Официально причиной смерти Петра III была названа «геморроидальная колика». Невольно вспоминается чудовищная выдумка французских цареубийц, названная именно так, – раскаленный металлический прут, вводимый во внутренности через задний проход, но сквозь бычий рог со срезанным кончиком, что позволяло оставить поверхность тела неповрежденной; раскаленный же металл сразу останавливал кровотечение... «Qui prodest»39*Кому выгодно (лат.).* – говорили древние римляне, и нужно помнить, что Григорий Орлов мог в те дни прямо рассчитывать на супружество с императрицей в случае смерти Петра...

ПЕРЕВОРОТ. ПАВЕЛ.

О революции, коей возведена была Императрица Вторая на престол российский, нет нужды распространяться, понеже все сии обстоятельства еще свежи в памяти: но того умолчать нельзя, что самый образ ее вступления на престол заключал в себе многие неудобности, кои имели влияние на все ее царствование.

А.Р. Воронцов. Примечания на некоторые статьи, касающиеся России

В последний день июня 1762 года вокруг великого князя суетились камердинеры, белошвейки и люди в военной форме. Панина же, которого занимали не кружева жабо и не чистота рук, а спокойствие духа ребенка, – Панина не было. Наконец появился и он, взволнованный ничуть не меньше прочих.

– Ваше Высочество! Ее Величество, ваша мать, накануне ночью пережила много тревог, но и избежала многих опасностей. Она приехала в столицу утром... Мы должны ехать к ней, не теряя ни минуты.

– А что мой отец?

– Его Величество сейчас пребывает в Ораниенбауме.
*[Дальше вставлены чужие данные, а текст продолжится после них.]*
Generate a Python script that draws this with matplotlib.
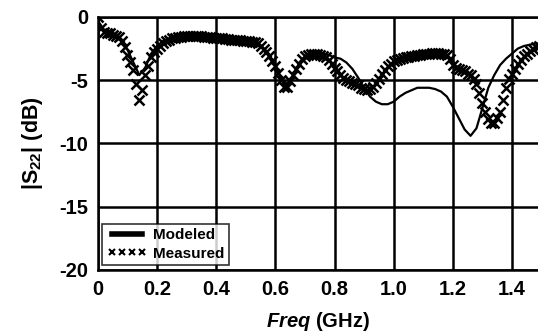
import numpy as np
import matplotlib
matplotlib.use("Agg")
import matplotlib.pyplot as plt

plt.rcParams["font.family"] = ["Liberation Sans", "DejaVu Sans"]
plt.rcParams["font.weight"] = "bold"
plt.rcParams["axes.unicode_minus"] = False
plt.rcParams["mathtext.fontset"] = "custom"
plt.rcParams["mathtext.rm"] = "Liberation Sans:bold"
plt.rcParams["mathtext.bf"] = "Liberation Sans:bold"
plt.rcParams["mathtext.it"] = "Liberation Sans:bold:italic"

# measured |S22| (dB), 0.01 GHz steps from 0 to 1.49 GHz
meas_freq = np.round(np.arange(0, 150) * 0.01, 2)
meas_db = [
    0.0, -0.9, -1.2, -1.3, -1.3, -1.4, -1.5, -1.6, -1.9, -2.4,
    -3.0, -3.6, -4.2, -5.3, -6.6, -5.8, -4.6, -3.9, -3.2, -2.8,
    -2.5, -2.3, -2.1, -1.9, -1.8, -1.7, -1.65, -1.6, -1.55, -1.5,
    -1.5, -1.5, -1.5, -1.5, -1.5, -1.5, -1.55, -1.6, -1.6, -1.65,
    -1.7, -1.7, -1.7, -1.75, -1.75, -1.8, -1.8, -1.8, -1.85, -1.9,
    -1.9, -1.9, -1.95, -2.0, -2.1, -2.3, -2.5, -2.8, -3.1, -3.5,
    -3.9, -4.4, -5.0, -5.5, -5.5, -5.1, -4.6, -4.1, -3.7, -3.3,
    -3.1, -3.0, -2.9, -2.9, -2.9, -3.0, -3.1, -3.2, -3.4, -3.7,
    -4.0, -4.3, -4.6, -4.8, -5.0, -5.1, -5.2, -5.3, -5.4, -5.6,
    -5.7, -5.8, -5.7, -5.5, -5.2, -4.9, -4.5, -4.2, -3.9, -3.7,
    -3.5, -3.4, -3.3, -3.25, -3.2, -3.15, -3.1, -3.05, -3.0, -3.0,
    -2.95, -2.9, -2.9, -2.85, -2.85, -2.85, -2.9, -2.9, -3.0, -3.3,
    -3.8, -4.0, -4.1, -4.2, -4.3, -4.5, -4.6, -4.9, -5.3, -6.0,
    -6.8, -7.5, -8.1, -8.4, -8.4, -8.0, -7.5, -6.6, -5.6, -4.9,
    -4.5, -4.1, -3.7, -3.4, -3.1, -2.9, -2.7, -2.5, -2.4, -2.3,
]

# modeled |S22| (dB), 0.02 GHz steps from 0 to 1.50 GHz
model_freq = np.round(np.arange(0, 76) * 0.02, 2)
model_db = [
    -0.3, -1.0, -1.2, -1.4, -1.8, -2.6, -3.6, -4.6, -4.0, -2.9,
    -2.3, -1.9, -1.7, -1.6, -1.5, -1.5, -1.5, -1.5, -1.55, -1.6,
    -1.65, -1.7, -1.75, -1.8, -1.85, -1.9, -1.95, -2.1, -2.5, -3.1,
    -3.9, -4.9, -5.3, -4.6, -3.7, -3.1, -2.9, -2.8, -2.9, -3.0,
    -3.2, -3.3, -3.6, -4.1, -4.8, -5.6, -6.3, -6.7, -6.9, -6.9,
    -6.7, -6.3, -6.0, -5.8, -5.6, -5.6, -5.6, -5.7, -5.9, -6.3,
    -7.1, -8.0, -8.9, -9.4, -8.8, -7.2, -5.6, -4.6, -3.8, -3.3,
    -2.9, -2.5, -2.3, -2.2, -2.1, -2.1,
]

fig = plt.figure(figsize=(5.38, 3.32), dpi=100)
ax = fig.add_axes([0.182, 0.187, 0.818, 0.762])

ax.plot(model_freq, model_db, color="black", lw=1.6, label="Modeled", zorder=3)
ax.plot(meas_freq, meas_db, "x", color="black", ms=7, mew=1.8,
        label="Measured", zorder=4)

ax.set_xlim(0, 1.488)
ax.set_ylim(-20, 0)
ax.set_xticks([0, 0.2, 0.4, 0.6, 0.8, 1.0, 1.2, 1.4])
ax.set_xticklabels(["0", "0.2", "0.4", "0.6", "0.8", "1.0", "1.2", "1.4"])
ax.set_yticks([0, -5, -10, -15, -20])
ax.grid(True, color="black", lw=1.8)
ax.set_axisbelow(True)
for s in ax.spines.values():
    s.set_linewidth(1.8)
ax.spines["right"].set_visible(False)
ax.tick_params(length=0, labelsize=14.5, pad=7)
for lab in ax.get_xticklabels() + ax.get_yticklabels():
    lab.set_fontweight("bold")

ax.set_xlabel(r"$\it{Freq}$ (GHz)", fontsize=14.5, fontweight="bold", labelpad=8)
ax.set_ylabel(r"|S$_{22}$| (dB)", fontsize=15.5, fontweight="bold", labelpad=10)

leg = ax.legend(loc="lower left", numpoints=4, handlelength=2.6,
                prop={"weight": "bold", "size": 11}, frameon=True, fancybox=False,
                borderpad=0.3, labelspacing=0.3, handletextpad=0.4,
                borderaxespad=0.3)
leg.get_frame().set_edgecolor("black")
leg.get_frame().set_linewidth(1.2)
leg.get_lines()[0].set_linewidth(4)
leg.get_lines()[1].set_markersize(5)
leg.get_lines()[1].set_markeredgewidth(1.5)

fig.savefig("out.png", dpi=100)
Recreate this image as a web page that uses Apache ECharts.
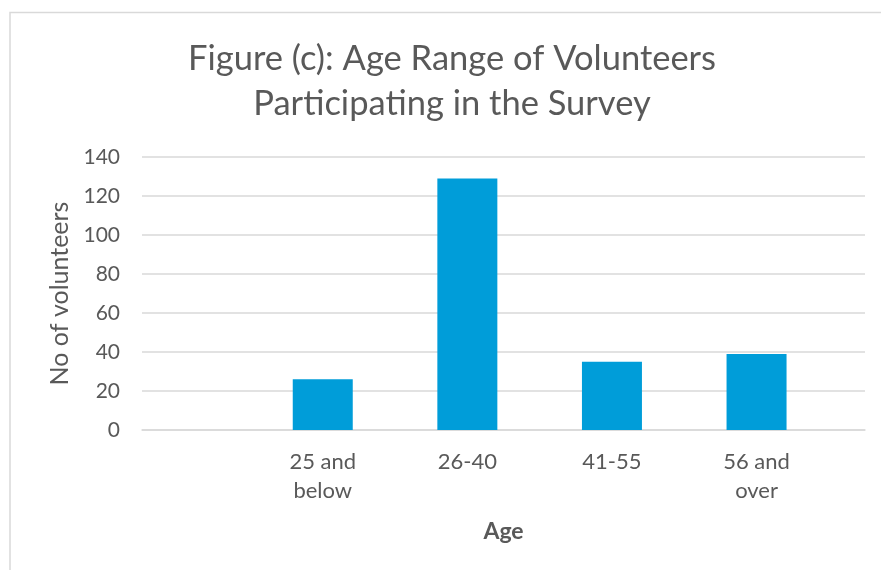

Впрочем, Ваше Высочество должно отдавать себе отчет, что сейчас не время задавать вопросы. Я должен отвезти вас как можно скорее ко двору вашей матери, ваше присутствие там может помочь облеченным властью людям избежать ошибок...

Павел не понимал, почему воспитатель изъясняется так витиевато, а Панин, опытный царедворец, не мог себе позволить ни одного выражения, которое потом могло быть истолковано не так. Екатерина уже титуловала себя Императрицей и Самодержицей всея Руси, но коронации еще не было, и если как следует надавить на эту поразительную женщину, она может уступить. Панин знал, что многие офицеры еще не вдумались в формулировки манифеста, до сих пор полагают, что переворот был проведен в интересах Павла. Но разве он мог все это здесь сказать?

Бедный ребенок потребовал свою одежду. Панин, все сильнее проявлявший нетерпение, подозвал служанку.

– Милочка, набросьте шубу на плечи Его Высочества и не будем терять времени. У порога ждет карета. Мы можем опоздать непоправимо... Речь идет о судьбах престола!

Никита Иванович сам занялся учеником, помог ему обуться. Ребенок не успел даже переменить домашний утренний костюм. На хрупкие плечи Павла накинули соболью шубу. Его взял на руки гвардеец, следом шел другой, а за ними прихрамывал Панин, у которого так не вовремя разыгрался ревматизм.